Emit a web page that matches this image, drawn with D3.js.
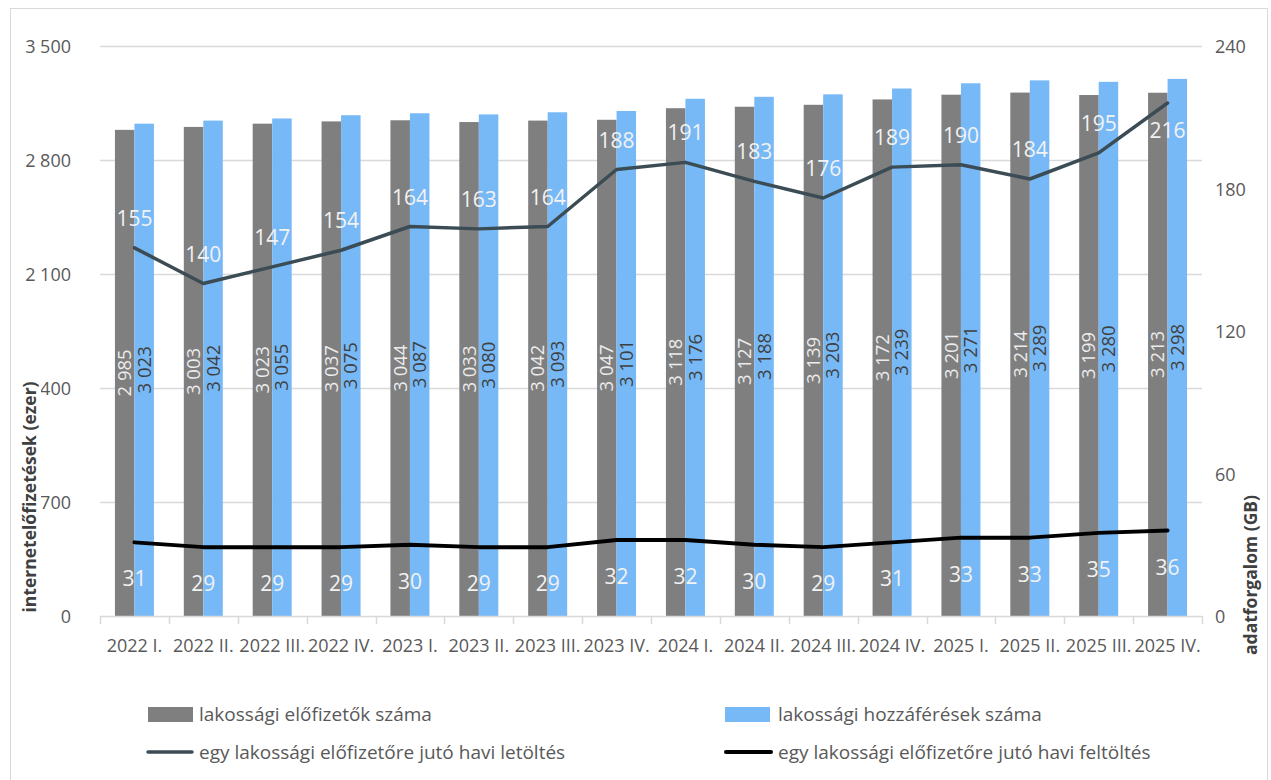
<!DOCTYPE html>
<html lang="hu">
<head>
    <meta charset="UTF-8">
    <title>Internetelőfizetések</title>
    <script src="https://d3js.org/d3.v7.min.js"></script>
    <style>
        body { margin: 0; background: #fff; }
        svg text { font-family: "Open Sans", Roboto, sans-serif; }
        .tick-label { font-size: 18px; fill: #595959; }
        .cat-label { font-size: 18px; fill: #595959; }
        .axis-title { font-size: 17.5px; font-weight: bold; fill: #404040; }
        .legend-text { font-size: 19px; fill: #595959; }
    </style>
</head>
<body>
<div id="chart"></div>
<script>
    // Data
    const categories = ["2022 I.", "2022 II.", "2022 III.", "2022 IV.", "2023 I.", "2023 II.", "2023 III.", "2023 IV.",
        "2024 I.", "2024 II.", "2024 III.", "2024 IV.", "2025 I.", "2025 II.", "2025 III.", "2025 IV."];
    const subscribers = [2985, 3003, 3023, 3037, 3044, 3033, 3042, 3047, 3118, 3127, 3139, 3172, 3201, 3214, 3199, 3213];
    const accesses = [3023, 3042, 3055, 3075, 3087, 3080, 3093, 3101, 3176, 3188, 3203, 3239, 3271, 3289, 3280, 3298];
    const download = [155, 140, 147, 154, 164, 163, 164, 188, 191, 183, 176, 189, 190, 184, 195, 216];
    const upload = [31, 29, 29, 29, 30, 29, 29, 32, 32, 30, 29, 31, 33, 33, 35, 36];
    const leftTicks = [0, 700, 1400, 2100, 2800, 3500];
    const rightTicks = [0, 60, 120, 180, 240];

    const width = 1271, height = 780;
    const plot = {left: 100, right: 1202, top: 46, bottom: 616};

    const svg = d3.select("#chart").append("svg")
        .attr("width", width)
        .attr("height", height);

    // outer frame
    svg.append("rect")
        .attr("x", 10.5).attr("y", 8.5)
        .attr("width", 1257).attr("height", 790)
        .attr("fill", "none")
        .attr("stroke", "#d9d9d9");

    const x = d3.scaleBand().domain(categories).range([plot.left, plot.right]);
    const barW = 19.5;
    const yL = d3.scaleLinear().domain([0, 3500]).range([plot.bottom, plot.top]);
    const yR = d3.scaleLinear().domain([0, 240]).range([plot.bottom, plot.top]);
    const fmt = v => d3.format(",")(v).replace(",", " ");

    // gridlines
    svg.append("g").selectAll("line")
        .data(leftTicks.filter(d => d > 0))
        .join("line")
        .attr("x1", plot.left).attr("x2", plot.right)
        .attr("y1", d => Math.round(yL(d)) + 0.5).attr("y2", d => Math.round(yL(d)) + 0.5)
        .attr("stroke", "#d9d9d9").attr("stroke-width", 1.5);

    // bars
    const cx = d => x(d) + x.bandwidth() / 2;
    svg.append("g").selectAll("rect")
        .data(categories)
        .join("rect")
        .attr("x", d => cx(d) - barW)
        .attr("y", (d, i) => yL(subscribers[i]))
        .attr("width", barW)
        .attr("height", (d, i) => yL(0) - yL(subscribers[i]))
        .attr("fill", "#7f7f7f");

    svg.append("g").selectAll("rect")
        .data(categories)
        .join("rect")
        .attr("x", d => cx(d))
        .attr("y", (d, i) => yL(accesses[i]))
        .attr("width", barW)
        .attr("height", (d, i) => yL(0) - yL(accesses[i]))
        .attr("fill", "#77b9f7");

    // bar value labels (rotated, centred in the bar)
    svg.append("g").selectAll("text")
        .data(categories)
        .join("text")
        .attr("transform", (d, i) => `translate(${cx(d) - barW / 2 + 6.5},${(yL(subscribers[i]) + yL(0)) / 2}) rotate(-90)`)
        .attr("text-anchor", "middle")
        .style("font-size", "18.5px")
        .attr("fill", "#ececec")
        .text((d, i) => fmt(subscribers[i]));

    svg.append("g").selectAll("text")
        .data(categories)
        .join("text")
        .attr("transform", (d, i) => `translate(${cx(d) + barW / 2 + 6.5},${(yL(accesses[i]) + yL(0)) / 2}) rotate(-90)`)
        .attr("text-anchor", "middle")
        .style("font-size", "18.5px")
        .attr("fill", "#404040")
        .text((d, i) => fmt(accesses[i]));

    // lines
    const line = d3.line().x((d, i) => cx(categories[i])).y(d => yR(d));
    svg.append("path").datum(download)
        .attr("d", line).attr("fill", "none")
        .attr("stroke", "#3b4c55").attr("stroke-width", 3.5)
        .attr("stroke-linejoin", "round").attr("stroke-linecap", "round");
    svg.append("path").datum(upload)
        .attr("d", line).attr("fill", "none")
        .attr("stroke", "#000").attr("stroke-width", 4)
        .attr("stroke-linejoin", "round").attr("stroke-linecap", "round");

    // line labels
    svg.append("g").selectAll("text")
        .data(download)
        .join("text")
        .attr("x", (d, i) => cx(categories[i]))
        .attr("y", d => d > 200 ? yR(d) + 35 : yR(d) - 22)
        .attr("text-anchor", "middle")
        .style("font-size", "21px")
        .attr("fill", "#f2f2f2")
        .text(d => d);

    svg.append("g").selectAll("text")
        .data(upload)
        .join("text")
        .attr("x", (d, i) => cx(categories[i]))
        .attr("y", d => yR(d) + 44)
        .attr("text-anchor", "middle")
        .style("font-size", "21px")
        .attr("fill", "#f2f2f2")
        .text(d => d);

    // x axis
    svg.append("line")
        .attr("x1", plot.left).attr("x2", plot.right)
        .attr("y1", plot.bottom + 0.5).attr("y2", plot.bottom + 0.5)
        .attr("stroke", "#d9d9d9").attr("stroke-width", 1.5);
    const boundaries = categories.map(d => x(d)).concat([plot.right]);
    svg.append("g").selectAll("line")
        .data(boundaries)
        .join("line")
        .attr("x1", d => Math.round(d) + 0.5).attr("x2", d => Math.round(d) + 0.5)
        .attr("y1", plot.bottom).attr("y2", plot.bottom + 8)
        .attr("stroke", "#d9d9d9").attr("stroke-width", 1.5);
    svg.append("g").selectAll("text")
        .data(categories)
        .join("text")
        .attr("class", "cat-label")
        .attr("x", d => cx(d))
        .attr("y", 652)
        .attr("text-anchor", "middle")
        .text(d => d);

    // left axis labels
    svg.append("g").selectAll("text")
        .data(leftTicks)
        .join("text")
        .attr("class", "tick-label")
        .attr("x", 71)
        .attr("y", d => yL(d) + 7)
        .attr("text-anchor", "end")
        .text(d => fmt(d));

    // right axis labels
    svg.append("g").selectAll("text")
        .data(rightTicks)
        .join("text")
        .attr("class", "tick-label")
        .attr("x", 1215)
        .attr("y", d => yR(d) + 7)
        .attr("text-anchor", "start")
        .text(d => d);

    // axis titles (left one sits over the "1 " of 1 400, as in the original)
    const leftTitle = svg.append("g").attr("transform", "translate(36,497) rotate(-90)");
    leftTitle.append("rect")
        .attr("x", -126).attr("y", -18).attr("width", 252).attr("height", 23)
        .attr("fill", "#fff");
    leftTitle.append("text")
        .attr("class", "axis-title")
        .attr("text-anchor", "middle")
        .text("internetelőfizetések (ezer)");

    svg.append("text")
        .attr("class", "axis-title")
        .attr("transform", "translate(1257,575) rotate(-90)")
        .attr("text-anchor", "middle")
        .text("adatforgalom (GB)");

    // legend
    const legend = svg.append("g");
    legend.append("rect").attr("x", 148).attr("y", 707).attr("width", 45).attr("height", 15).attr("fill", "#7f7f7f");
    legend.append("text").attr("class", "legend-text").attr("x", 199).attr("y", 721).text("lakossági előfizetők száma");
    legend.append("rect").attr("x", 725).attr("y", 707).attr("width", 45).attr("height", 15).attr("fill", "#77b9f7");
    legend.append("text").attr("class", "legend-text").attr("x", 778).attr("y", 721).text("lakossági hozzáférések száma");
    legend.append("line").attr("x1", 148).attr("x2", 192).attr("y1", 752).attr("y2", 752)
        .attr("stroke", "#3b4c55").attr("stroke-width", 3.5).attr("stroke-linecap", "round");
    legend.append("text").attr("class", "legend-text").attr("x", 199).attr("y", 759).text("egy lakossági előfizetőre jutó havi letöltés");
    legend.append("line").attr("x1", 726).attr("x2", 771).attr("y1", 752).attr("y2", 752)
        .attr("stroke", "#000").attr("stroke-width", 4).attr("stroke-linecap", "round");
    legend.append("text").attr("class", "legend-text").attr("x", 778).attr("y", 759).text("egy lakossági előfizetőre jutó havi feltöltés");
</script>
</body>
</html>
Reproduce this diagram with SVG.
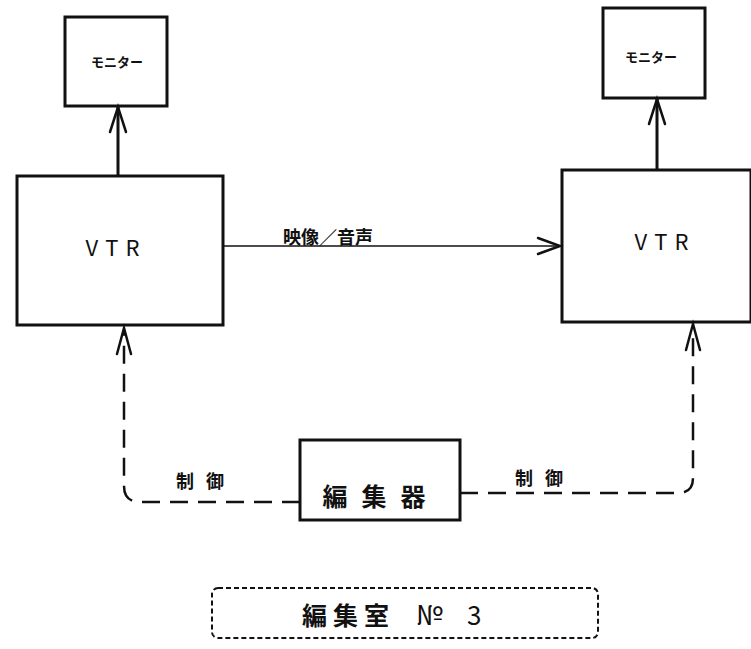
<svg xmlns="http://www.w3.org/2000/svg" width="751" height="649" viewBox="0 0 751 649">
<style>
.box{fill:none;stroke:#111;stroke-width:3}
.t{font-family:"Noto Sans CJK JP","Liberation Sans",sans-serif;fill:#111}
.b{font-weight:bold}
.solid{fill:none;stroke:#111;stroke-width:3}
.thin{fill:none;stroke:#111;stroke-width:1.5}
.dash{fill:none;stroke:#111;stroke-width:2.5;stroke-dasharray:18 10}
.head{fill:none;stroke:#111;stroke-width:2.5;stroke-linecap:round}
</style>
<rect width="751" height="649" fill="#fff"/>
<g id="monitor-left">
<rect class="box" x="65" y="17" width="102" height="89"/>
<text class="t b" x="117" y="67" font-size="13" text-anchor="middle">モニター</text>
</g>
<g id="monitor-right">
<rect class="box" x="603" y="8" width="102" height="90"/>
<text class="t b" x="651" y="62" font-size="13" text-anchor="middle">モニター</text>
</g>
<g id="vtr-left">
<rect class="box" x="17" y="176" width="206" height="149"/>
<text class="t" x="116" y="256" font-size="22" text-anchor="middle" letter-spacing="7">VTR</text>
</g>
<g id="vtr-right">
<rect class="box" x="562" y="170" width="189" height="152"/>
<text class="t" x="665" y="250" font-size="22" text-anchor="middle" letter-spacing="7">VTR</text>
</g>
<g id="editor">
<rect class="box" x="300" y="440" width="160" height="80"/>
<text class="t b" x="381" y="506" font-size="25" text-anchor="middle" letter-spacing="14">編集器</text>
</g>
<g id="room-label">
<rect x="212" y="588" width="386" height="50" rx="6" fill="none" stroke="#111" stroke-width="2" stroke-dasharray="5 3"/>
<text class="t b" x="302" y="625" font-size="25" letter-spacing="6">編集室</text>
<text class="t" x="416" y="625" font-size="27">№</text>
<text class="t" x="467" y="625" font-size="26" font-family="Liberation Sans,sans-serif">3</text>
</g>
<g id="connectors">
<line class="solid" x1="118" y1="176" x2="118" y2="107"/>
<path class="head" d="M110 132 L118 107 L126 132"/>
<line class="solid" x1="657" y1="170" x2="657" y2="99"/>
<path class="head" d="M649 124 L657 99 L665 124"/>
<line class="thin" x1="223" y1="246" x2="560" y2="246"/>
<path class="head" d="M538 238 L560 246 L538 254" stroke-width="1.8"/>
<text class="t b" x="283" y="244" font-size="18">映像／音声</text>
<path class="dash" d="M300 502 L140 502 Q124 502 124 486 L124 330"/>
<path class="head" d="M117 354 L124 328 L131 354"/>
<path class="dash" d="M460 493 L678 493 Q693 493 693 478 L693 326"/>
<path class="head" d="M686 350 L693 324 L700 350"/>
<text class="t b" x="176" y="488" font-size="18" letter-spacing="12">制御</text>
<text class="t b" x="515" y="485" font-size="18" letter-spacing="12">制御</text>
</g>
</svg>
---+---
**DESCRIPTION OF THE TASK:**
Every line above that contains the word "with" should be reported.

**ANSWER BELOW:**
Emit a web page that matches this image, drawn with D3.js.
Reproduce this diagram with SVG.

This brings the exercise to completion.